In GANs, I set up this minimax game, where the generator minimizes the discriminator's ability to spot fakes, and the discriminator maximizes its detection skills. It turns into this cat-and-mouse chase, and I often tweak hyperparameters like learning rates to keep it from collapsing into boring modes. You know, mode collapse hits when the generator fixates on one trick, ignoring the full data spread. I remember tweaking a DCGAN on MNIST digits, and it took forever to balance so it didn't just vomit the same '7' over and over. VAEs dodge that drama by optimizing a loss that's reconstruction error plus this KL divergence term, pulling the latent distribution toward a standard normal.

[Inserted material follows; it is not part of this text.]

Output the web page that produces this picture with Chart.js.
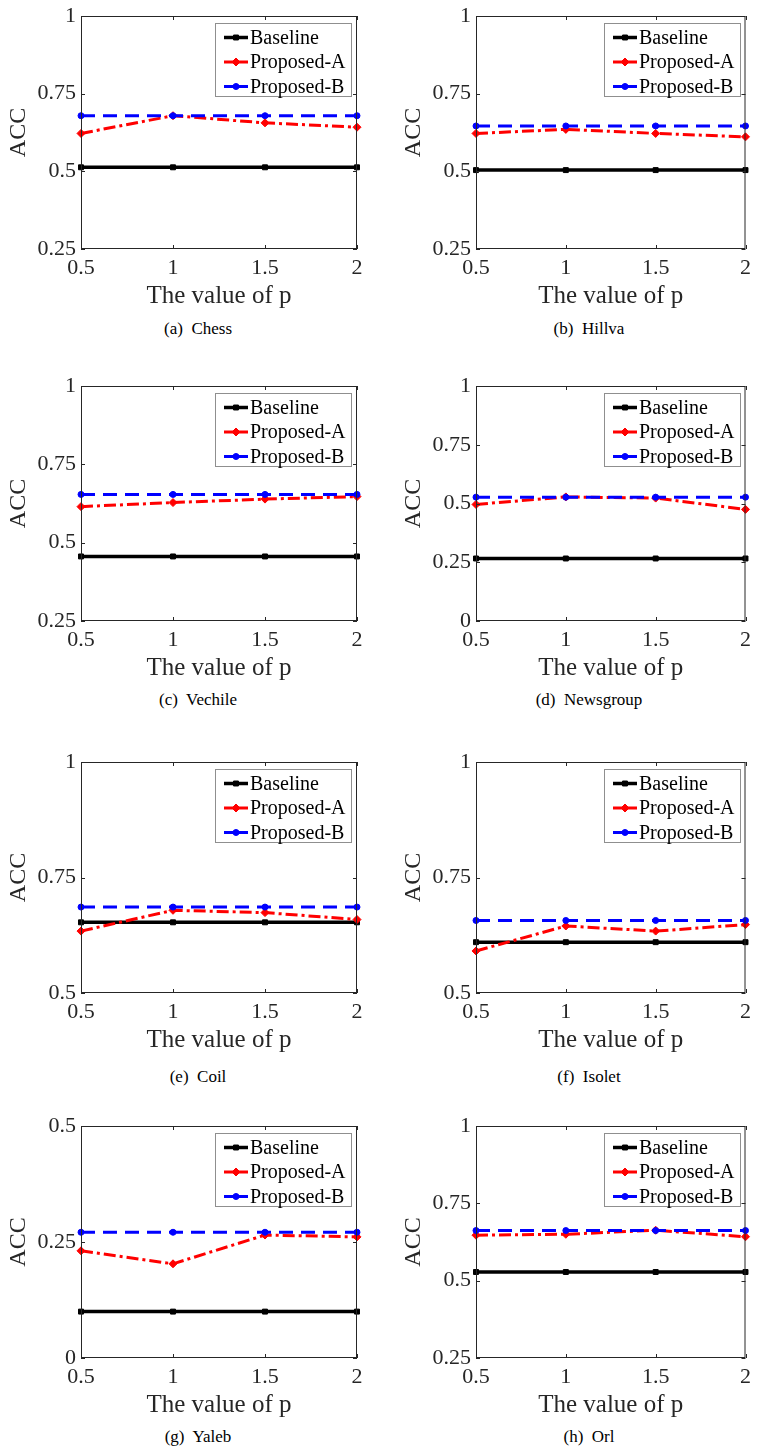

That KL bit keeps things regularized, you see, so your latent space doesn't go haywire. I find VAEs easier to train stably; no vanishing gradients sneaking up like in GANs sometimes. But you pay for that ease with samples that lack the edge, the detail that makes GANs shine in stuff like StyleGAN for photorealism. Or, picture this: I once compared outputs side by side in a project, GANs nailing textures on fabrics while VAEs blurred the weaves a tad. You might use VAEs when you need uncertainty modeling, like in anomaly detection, because that probabilistic flavor lets you quantify weirdness.

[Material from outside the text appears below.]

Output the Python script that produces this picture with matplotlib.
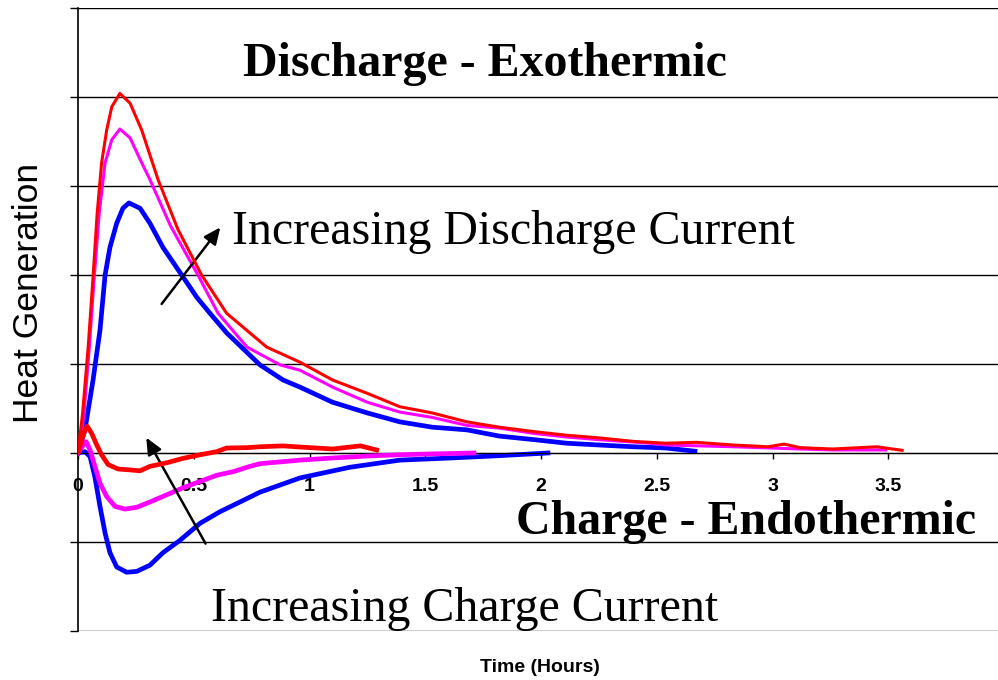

GANs, though, they thrive on unconditional generation or even conditional, like pix2pix for turning sketches into photos. I hooked you up with that paper once, remember? No, wait, probably not, but anyway, the adversarial loss pushes boundaries harder. Yet, I always warn you about the instability; GANs can oscillate wildly if your batch sizes wobble. VAEs sidestep that with their ELBO objective, evidence lower bound, making optimization smoother. Hmmm, and in terms of scalability, GANs scale to high-res with tricks like progressive growing, but VAEs handle it too, just with more blur until you add bells like beta-VAE.

You know what gets me? The latent space in VAEs is continuous and structured, so I can manipulate attributes easily, like morphing a smiling face to frowning by tweaking vectors. GANs' latent spaces feel more chaotic; I have to learn disentangled representations separately, maybe with infoGAN. But that chaos lets GANs capture multimodal distributions better sometimes, avoiding the posterior collapse VAEs risk when the KL term dominates. I tweaked a VAE on CelebA faces, and yeah, it collapsed a bit, losing variability. You fix it by annealing the beta or using warmer posteriors, but it's fiddly.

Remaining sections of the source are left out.